Campbell, a regular presence at international art fairs, presented solo exhibitions by artists like Mary Weatherford, Rebecca Morris, Jonas Wood, Amy Sillman, Joanne Greenbaum, and Michelle Grabner before they achieved their current levels of renown. Its roster today numbers more than two dozen, including Mark Grotjahn, Tony Lewis, Nikki Maloof, Adam Pendleton, and Amanda Ross-Ho.

The first version of the gallery operated out of the Campbells’ Oak Park residence while Shane was teaching art history at the Art Institute of Chicago, where he sometimes found new artists to show. In 2003, they expanded to a 150-square-foot space in another home, before becoming a full-on storefront operation in Chicago in 2006.

That somewhat unusual path into business was indicative of the gallery’s idiosyncratic ethos. After opening an additional, by-appointment-only space in a Lincoln Park apartment in 2012, Shane told the Art Dealers Association of America that the “intimate, homey feeling” was “conducive to conversation and cocktails. I like to create a trap, a trap for art.” The gallery’s website also hosts a “recommended reading list” that ranges from books of art criticism by Rosalind Krauss and Dave Hickey to novels by Bret Easton Ellis and J. G. Ballard.

The gallery’s shuttering comes as a number of mid-tier dealers have been calling it quits, citing the cost of participating in fairs and competing with mega-galleries, which scoop up promising artists. The statement from Campbell focused largely on personal reasons.

“I’ve never wanted to have a real job and the past few years, the gallery has become more of a job than a labor of love and so it’s time for something different,” Shane said in it. “I got into art because of the freedom it offered and its radical ability to expand my concept of culture. Jules and I met through studying art at college and art has been at the core of how we raised our kids.”

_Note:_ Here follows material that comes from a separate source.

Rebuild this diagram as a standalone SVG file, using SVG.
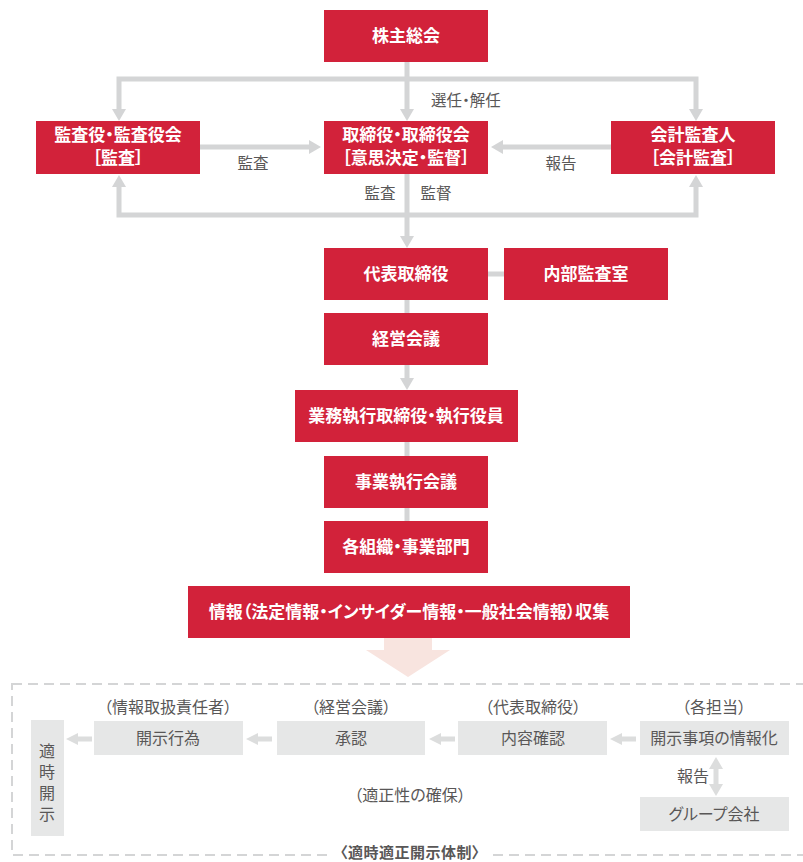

That said, the statement does go on to argue that art has “been increasingly muddled by the unbridled capital stoking an art world that can’t figure out the difference between its tastes and desires.”

Campbell hosted some 200 shows over its run, and it presently has two spaces—a main location in South Loop, and the private venue in Lincoln Park. Its final exhibition is a solo show by the inventive New York abstract painter Zak Prekop that had been scheduled to end its run today.